Jiun Onkō

Jiun (慈雲) (August 24, 1718 – January 22, 1805) was a late-Edo period Shingon monk. He emphasized the Vinaya and advocated “Shōbōritsu” (正法律, True Law Vinaya). Founder of Unden Shintō (雲伝神道). He was also known as a distinguished calligrapher.[1] His secular surname was Kōzuki (上月). His Buddhist name (hōi) was Onkō (飲光). He was also styled Hyakufuchidōji (百不知童子), Katsuragi Sanjin (葛城山人), and Sōryūsō (雙龍叟). He is honorifically called Jiun Sonja (慈雲尊者).[2]

Life

Jiun was born in the Takamatsu Domain warehouse district on Nakanoshima, Ōsaka (present-day Kita Ward, Osaka) as the son of Kōzuki Yasunori. Fulfilling his father’s dying wish, he was tonsured at age 13 at Hōraku-ji in Settsu Province and studied Esoteric Buddhism and Sanskrit under the abbot Nin’kō Teiki.[3] At 16 he traveled to Kyoto to study Neo-Confucianism with Itō Tōgai. The following year he went to Nara for further study in Shingon Buddhism and Shintō, began research on the precepts at Nonaka-dera in Kawachi Province, and received full ordination (gusokukai) in 1738 (Genbun 3). He received the kanjō initiation the next year and became abbot of Hōraku-ji, but ceded the post after two years. He later studied Zen with the Sōtō monk Daibai in Shinano Province and received certification.
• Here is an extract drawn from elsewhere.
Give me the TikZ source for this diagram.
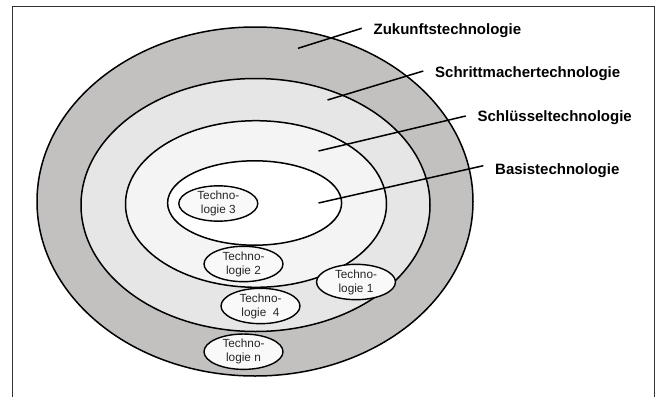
\documentclass[tikz,border=0pt]{standalone}
\usepackage{fontspec}
\setmainfont{Liberation Sans}
\usetikzlibrary{shapes.geometric}
\definecolor{ringA}{HTML}{C3C0C0}
\definecolor{ringB}{HTML}{E6E6E6}
\definecolor{ringC}{HTML}{F4F4F4}
\definecolor{ringD}{HTML}{FFFFFF}
\definecolor{techfill}{HTML}{F9F9F9}
\definecolor{framecol}{HTML}{333333}
\tikzset{
  ringstyle/.style={draw=black, line width=1.5pt},
  techbox/.style={ellipse, draw=black, line width=1.4pt, fill=techfill, inner sep=0pt,
    minimum width=79pt, minimum height=34.5pt, align=center,
    font=\fontsize{11.8}{14}\selectfont, text=black!85},
  labelbox/.style={anchor=west, inner xsep=11.7pt, inner ysep=0pt,
    font=\fontsize{15}{17}\selectfont\bfseries},
  leader/.style={draw=black, line width=1.5pt}
}
\begin{document}
\begin{tikzpicture}[x=1pt,y=-1pt]
\useasboundingbox (0,0) rectangle (659,397);
\fill[white] (0,0) rectangle (659,397);
% frame
\draw[framecol, line width=1.6pt] (12.5,397) -- (12.5,6.5) -- (654.3,6.5) -- (654.3,397);
% rings
\path[ringstyle, fill=ringA] (255,201.5) ellipse [x radius=218, y radius=174.5];
\path[ringstyle, fill=ringB] (255.5,205) ellipse [x radius=174.5, y radius=126.5];
\path[ringstyle, fill=ringC] (256,204) ellipse [x radius=130.5, y radius=83.3];
\path[ringstyle, fill=ringD] (254.6,203) ellipse [x radius=87, y radius=42.2];
% technology ellipses
\node[techbox] (t3) at (218.3,203.5) {Techno-\\logie 3};
\node[techbox] (t2) at (243.5,264) {Techno-\\logie 2};
\node[techbox] (t1) at (356,282) {Techno-\\logie 1};
\node[techbox] (t4) at (260.5,306) {Techno-\\logie~~4};
\node[techbox] (tn) at (243.5,351.7) {Techno-\\logie n};
% labels
\node[labelbox] (zk) at (361.7,31) {Zukunftstechnologie};
\node[labelbox] (sm) at (423.3,74) {Schrittmachertechnologie};
\node[labelbox] (sl) at (465.7,117.3) {Schlüsseltechnologie};
\node[labelbox] (bs) at (483.3,170.7) {Basistechnologie};
% leader line ends
\coordinate (zkend) at (298,48.3);
\coordinate (smend) at (327.5,100);
\coordinate (slend) at (318.5,151);
\coordinate (bsend) at (318.5,203);
\draw[leader] (zkend) -- ([yshift=2.7pt]zk.west);
\draw[leader] (smend) -- ([yshift=3pt]sm.west);
\draw[leader] (slend) -- ([yshift=1.3pt]sl.west);
\draw[leader] (bsend) -- ([yshift=5pt]bs.west);
\end{tikzpicture}
\end{document}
In 1744 he revived Chōei-ji in Kawachi and began lectures on the Vinaya. In 1750 he promulgated the “Fundamental Monastic Code” to restore the True Law Vinaya and corrected the sewing of the kesa in his Hōfuku Zuge. After authoring the seven-volume Nankai Kikiden Kaikōshō (1758), he retired to the hermitage Sōryū-an on Mt. Ikoma to focus on research and composed the thousand-volume Sanskrit treatise Bon-gaku Shinryō, which rejected the magical interpretation of Siddham letters and instead analyzed Sanskrit grammar to accurately read Buddhist scriptures. This work was later highly praised by French Sanskrit scholar Sylvain Lévi.

In 1775 he wrote the twelve-volume Jūzen Hōgo. The next year he entered Kōkiji in Kanan with the support of the Yamato-Koriyama lord Yanagisawa Yasumitsu, who made Kōkiji the head temple of the True Law Vinaya and revered Jiun deeply.

In his later years Jiun propounded an original theory of Shintō, making Iwahune Ōjinja his main training site. His Shintō teaching was later called Unden Shintō (雲伝神道) or Katsuragi Shintō (葛城神道). It interpreted Shintō through the lens of Shingon mandala doctrine and sought to reconstruct the older Ryōbu Shintō, placing the essence of Shintō in sovereign-subject morality while criticizing Confucian ethics and claiming Japan required no appearance of foreign sages. This stance was a response to Restoration Shintō.[4]

Major Works

  • Bon-gaku Shinryō (梵学津梁)
  • Jūzen Hōgo (十善法語) NDL Digital
  • Hōfuku Zuge (方服図儀) Vol.1 Vol.2
  • Shinju Gōdan (神儒偶談) Upper Lower
  • Other collected writings as listed in modern editions.

References

  1. ^ At Kōkiji Temple a special thick brush used by Jiun was discovered and restored. "High Monk Jiun’s Beloved Extra-Thick Brush Restored for His 300th Birthday" Nikkei Shimbun Evening Edition, November 5, 2018. Accessed November 7, 2018.
  2. ^ Comprehensive Buddhist Dictionary Editorial Committee (1988). Comprehensive Buddhist Dictionary (in Japanese). Hōzōkan. p. 98.
  3. ^ Japanese Classical Literature Dictionary Editorial Committee (1984). Dictionary of Japanese Classical Literature, Vol.3 (in Japanese). Iwanami Shoten. p. 144.
  4. ^ Institute for Japanese Culture, Kokugakuin University (1999). Shintō Encyclopedia (in Japanese). Kōbundō. p. 431.